== Data excerpt ==

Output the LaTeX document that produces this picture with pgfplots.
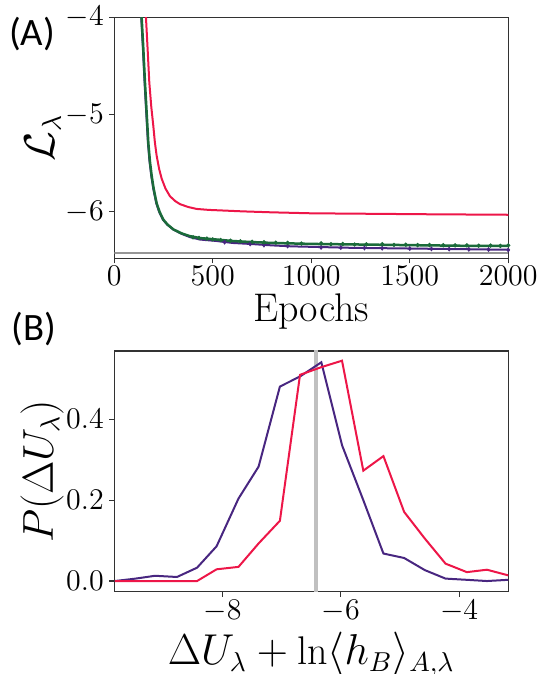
\documentclass[border=0pt]{standalone}
\usepackage{pgfplots}
\pgfplotsset{compat=1.18}
\usepackage{fontspec}
\newfontfamily\labelfont{Carlito}
\definecolor{cred}{RGB}{237,22,72}
\definecolor{cpurple}{RGB}{72,38,128}
\definecolor{cgreen}{RGB}{27,107,58}
\definecolor{cgrayA}{RGB}{150,150,150}
\definecolor{cgrayB}{RGB}{192,192,192}
\definecolor{caxis}{RGB}{50,50,50}
\pgfplotsset{
  panel/.style={
    scale only axis, anchor=south west,
    width=157.6pt,
    axis line style={caxis, line width=0.5pt},
    tick align=outside, tick pos=left,
    major tick length=2pt,
    tick style={caxis, line width=0.5pt},
    tick label style={font=\fontsize{12.4}{14}\selectfont},
    xticklabel style={inner sep=1pt},
    yticklabel style={inner xsep=2pt, inner ysep=0pt},
    label style={font=\fontsize{16}{19}\selectfont},
    scaled ticks=false,
    xticklabel style={/pgf/number format/1000 sep={}},
  }
}
\begin{document}
\begin{tikzpicture}
\path[use as bounding box] (0,0) rectangle (218.4pt,269.6pt);
\begin{axis}[panel, at={(45.7pt,166.2pt)}, height=96.4pt,
  xmin=0, xmax=2000, ymin=-6.48, ymax=-4,
  xtick={0,500,1000,1500,2000}, ytick={-6,-5,-4},
  xlabel={Epochs}, ylabel={$\mathcal{L}_\lambda$},
  xlabel style={at={(axis description cs:0.5,-0.222)}, anchor=center},
  ylabel style={at={(axis description cs:-0.181,0.5)}, anchor=center},
]
\addplot[cgrayA, line width=0.9pt] coordinates {(0,-6.42) (2000,-6.42)};
\addplot[cpurple, line width=0.8pt] coordinates {
(131,-3.85) (137,-4.00) (145,-4.30) (154,-4.67) (163,-5.00) (171,-5.29) (179,-5.48)
(188,-5.63) (198,-5.76) (213,-5.91) (228,-6.00) (247,-6.08) (268,-6.13) (298,-6.18)
(340,-6.225) (384,-6.26) (435,-6.285) (520,-6.30) (600,-6.32) (689,-6.33) (800,-6.345)
(900,-6.355) (1000,-6.36) (1200,-6.37) (1400,-6.375) (1600,-6.38) (1800,-6.385) (2000,-6.39)};
\addplot[cpurple, only marks, mark=diamond*, mark size=0.7pt] coordinates {
(560,-6.312) (690,-6.33) (760,-6.342) (880,-6.352) (1050,-6.366) (1150,-6.368) (1270,-6.372)
(1360,-6.374) (1500,-6.378) (1610,-6.381) (1700,-6.383) (1800,-6.386) (1900,-6.388) (2000,-6.392)};
\addplot[cgreen, line width=1pt] coordinates {
(133,-3.85) (139,-4.00) (147,-4.30) (156,-4.67) (165,-5.00) (173,-5.29) (181,-5.48)
(190,-5.63) (200,-5.76) (215,-5.91) (230,-6.00) (249,-6.08) (270,-6.13) (300,-6.18)
(340,-6.22) (384,-6.25) (435,-6.27) (520,-6.285) (600,-6.30) (689,-6.31) (800,-6.32)
(900,-6.325) (1000,-6.33) (1200,-6.335) (1400,-6.34) (1600,-6.345) (1800,-6.35) (2000,-6.35)};
\addplot[cgreen, only marks, mark=*, mark size=0.65pt] coordinates {
(400,-6.262) (430,-6.268) (470,-6.276) (500,-6.283) (540,-6.29) (590,-6.297) (640,-6.303)
(700,-6.308) (760,-6.313) (820,-6.317) (880,-6.32) (950,-6.326) (1050,-6.324) (1100,-6.333)
(1160,-6.331) (1220,-6.336) (1280,-6.335) (1360,-6.333) (1420,-6.34) (1480,-6.338) (1540,-6.342)
(1600,-6.341) (1670,-6.343) (1730,-6.345) (1790,-6.345) (1850,-6.348) (1910,-6.347) (1960,-6.35) (2000,-6.345)};
\addplot[cred, line width=0.8pt] coordinates {
(155,-3.8) (161,-4.00) (170,-4.35) (178,-4.67) (188,-4.92) (198,-5.11) (206,-5.28)
(215,-5.42) (228,-5.56) (241,-5.66) (260,-5.76) (283,-5.84) (310,-5.89) (333,-5.92)
(375,-5.95) (418,-5.97) (480,-5.98) (537,-5.985) (650,-5.995) (800,-6.005) (1000,-6.015)
(1300,-6.02) (1600,-6.025) (2000,-6.03)};
\end{axis}
\begin{axis}[panel, at={(45.7pt,32.9pt)}, height=96.3pt,
  xmin=-9.83, xmax=-3.17, ymin=-0.0265, ymax=0.569,
  xtick={-8,-6,-4}, ytick={0,0.2,0.4}, yticklabels={$0.0$,$0.2$,$0.4$},
  xlabel={$\Delta U_\lambda + \ln\langle h_B\rangle_{A,\lambda}$},
  ylabel={$P(\Delta U_\lambda)$},
  xlabel style={at={(axis description cs:0.5,-0.26)}, anchor=center},
  ylabel style={at={(axis description cs:-0.183,0.5)}, anchor=center},
]
\addplot[cgrayB, line width=1.3pt] coordinates {(-6.42,-0.1) (-6.42,0.7)};
\addplot[cpurple, line width=0.8pt] coordinates {
(-9.82,0.0) (-9.47,0.006) (-9.14,0.013) (-8.77,0.010) (-8.43,0.033) (-8.10,0.086)
(-7.73,0.204) (-7.39,0.283) (-7.03,0.481) (-6.69,0.506) (-6.33,0.541) (-5.98,0.336)
(-5.62,0.200) (-5.28,0.068) (-4.93,0.057) (-4.58,0.027) (-4.23,0.006) (-3.87,0.003)
(-3.53,0.0) (-3.17,0.003)};
\addplot[cred, line width=0.8pt] coordinates {
(-9.82,0.0) (-9.47,0.0) (-9.14,0.0) (-8.77,0.0) (-8.43,0.0) (-8.10,0.029)
(-7.73,0.035) (-7.39,0.093) (-7.03,0.149) (-6.69,0.510) (-6.33,0.529) (-5.98,0.545)
(-5.62,0.273) (-5.28,0.309) (-4.93,0.171) (-4.58,0.105) (-4.23,0.043) (-3.87,0.022)
(-3.53,0.028) (-3.17,0.014)};
\end{axis}
\node[font=\labelfont\fontsize{15.5}{18}\selectfont] at (12.8pt,256pt) {(A)};
\node[font=\labelfont\fontsize{15.5}{18}\selectfont] at (13.6pt,138pt) {(B)};
\end{tikzpicture}
\end{document}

===

* **The request**: Give the material again exactly as it is, but keep the pictures out.

* **Complete answer**:
Output the LaTeX document that produces this picture with pgfplots.
\documentclass[border=0pt]{standalone}
\usepackage{pgfplots}
\pgfplotsset{compat=1.18}
\usepackage{fontspec}
\newfontfamily\labelfont{Carlito}
\definecolor{cred}{RGB}{237,22,72}
\definecolor{cpurple}{RGB}{72,38,128}
\definecolor{cgreen}{RGB}{27,107,58}
\definecolor{cgrayA}{RGB}{150,150,150}
\definecolor{cgrayB}{RGB}{192,192,192}
\definecolor{caxis}{RGB}{50,50,50}
\pgfplotsset{
  panel/.style={
    scale only axis, anchor=south west,
    width=157.6pt,
    axis line style={caxis, line width=0.5pt},
    tick align=outside, tick pos=left,
    major tick length=2pt,
    tick style={caxis, line width=0.5pt},
    tick label style={font=\fontsize{12.4}{14}\selectfont},
    xticklabel style={inner sep=1pt},
    yticklabel style={inner xsep=2pt, inner ysep=0pt},
    label style={font=\fontsize{16}{19}\selectfont},
    scaled ticks=false,
    xticklabel style={/pgf/number format/1000 sep={}},
  }
}
\begin{document}
\begin{tikzpicture}
\path[use as bounding box] (0,0) rectangle (218.4pt,269.6pt);
\begin{axis}[panel, at={(45.7pt,166.2pt)}, height=96.4pt,
  xmin=0, xmax=2000, ymin=-6.48, ymax=-4,
  xtick={0,500,1000,1500,2000}, ytick={-6,-5,-4},
  xlabel={Epochs}, ylabel={$\mathcal{L}_\lambda$},
  xlabel style={at={(axis description cs:0.5,-0.222)}, anchor=center},
  ylabel style={at={(axis description cs:-0.181,0.5)}, anchor=center},
]
\addplot[cgrayA, line width=0.9pt] coordinates {(0,-6.42) (2000,-6.42)};
\addplot[cpurple, line width=0.8pt] coordinates {
(131,-3.85) (137,-4.00) (145,-4.30) (154,-4.67) (163,-5.00) (171,-5.29) (179,-5.48)
(188,-5.63) (198,-5.76) (213,-5.91) (228,-6.00) (247,-6.08) (268,-6.13) (298,-6.18)
(340,-6.225) (384,-6.26) (435,-6.285) (520,-6.30) (600,-6.32) (689,-6.33) (800,-6.345)
(900,-6.355) (1000,-6.36) (1200,-6.37) (1400,-6.375) (1600,-6.38) (1800,-6.385) (2000,-6.39)};
\addplot[cpurple, only marks, mark=diamond*, mark size=0.7pt] coordinates {
(560,-6.312) (690,-6.33) (760,-6.342) (880,-6.352) (1050,-6.366) (1150,-6.368) (1270,-6.372)
(1360,-6.374) (1500,-6.378) (1610,-6.381) (1700,-6.383) (1800,-6.386) (1900,-6.388) (2000,-6.392)};
\addplot[cgreen, line width=1pt] coordinates {
(133,-3.85) (139,-4.00) (147,-4.30) (156,-4.67) (165,-5.00) (173,-5.29) (181,-5.48)
(190,-5.63) (200,-5.76) (215,-5.91) (230,-6.00) (249,-6.08) (270,-6.13) (300,-6.18)
(340,-6.22) (384,-6.25) (435,-6.27) (520,-6.285) (600,-6.30) (689,-6.31) (800,-6.32)
(900,-6.325) (1000,-6.33) (1200,-6.335) (1400,-6.34) (1600,-6.345) (1800,-6.35) (2000,-6.35)};
\addplot[cgreen, only marks, mark=*, mark size=0.65pt] coordinates {
(400,-6.262) (430,-6.268) (470,-6.276) (500,-6.283) (540,-6.29) (590,-6.297) (640,-6.303)
(700,-6.308) (760,-6.313) (820,-6.317) (880,-6.32) (950,-6.326) (1050,-6.324) (1100,-6.333)
(1160,-6.331) (1220,-6.336) (1280,-6.335) (1360,-6.333) (1420,-6.34) (1480,-6.338) (1540,-6.342)
(1600,-6.341) (1670,-6.343) (1730,-6.345) (1790,-6.345) (1850,-6.348) (1910,-6.347) (1960,-6.35) (2000,-6.345)};
\addplot[cred, line width=0.8pt] coordinates {
(155,-3.8) (161,-4.00) (170,-4.35) (178,-4.67) (188,-4.92) (198,-5.11) (206,-5.28)
(215,-5.42) (228,-5.56) (241,-5.66) (260,-5.76) (283,-5.84) (310,-5.89) (333,-5.92)
(375,-5.95) (418,-5.97) (480,-5.98) (537,-5.985) (650,-5.995) (800,-6.005) (1000,-6.015)
(1300,-6.02) (1600,-6.025) (2000,-6.03)};
\end{axis}
\begin{axis}[panel, at={(45.7pt,32.9pt)}, height=96.3pt,
  xmin=-9.83, xmax=-3.17, ymin=-0.0265, ymax=0.569,
  xtick={-8,-6,-4}, ytick={0,0.2,0.4}, yticklabels={$0.0$,$0.2$,$0.4$},
  xlabel={$\Delta U_\lambda + \ln\langle h_B\rangle_{A,\lambda}$},
  ylabel={$P(\Delta U_\lambda)$},
  xlabel style={at={(axis description cs:0.5,-0.26)}, anchor=center},
  ylabel style={at={(axis description cs:-0.183,0.5)}, anchor=center},
]
\addplot[cgrayB, line width=1.3pt] coordinates {(-6.42,-0.1) (-6.42,0.7)};
\addplot[cpurple, line width=0.8pt] coordinates {
(-9.82,0.0) (-9.47,0.006) (-9.14,0.013) (-8.77,0.010) (-8.43,0.033) (-8.10,0.086)
(-7.73,0.204) (-7.39,0.283) (-7.03,0.481) (-6.69,0.506) (-6.33,0.541) (-5.98,0.336)
(-5.62,0.200) (-5.28,0.068) (-4.93,0.057) (-4.58,0.027) (-4.23,0.006) (-3.87,0.003)
(-3.53,0.0) (-3.17,0.003)};
\addplot[cred, line width=0.8pt] coordinates {
(-9.82,0.0) (-9.47,0.0) (-9.14,0.0) (-8.77,0.0) (-8.43,0.0) (-8.10,0.029)
(-7.73,0.035) (-7.39,0.093) (-7.03,0.149) (-6.69,0.510) (-6.33,0.529) (-5.98,0.545)
(-5.62,0.273) (-5.28,0.309) (-4.93,0.171) (-4.58,0.105) (-4.23,0.043) (-3.87,0.022)
(-3.53,0.028) (-3.17,0.014)};
\end{axis}
\node[font=\labelfont\fontsize{15.5}{18}\selectfont] at (12.8pt,256pt) {(A)};
\node[font=\labelfont\fontsize{15.5}{18}\selectfont] at (13.6pt,138pt) {(B)};
\end{tikzpicture}
\end{document}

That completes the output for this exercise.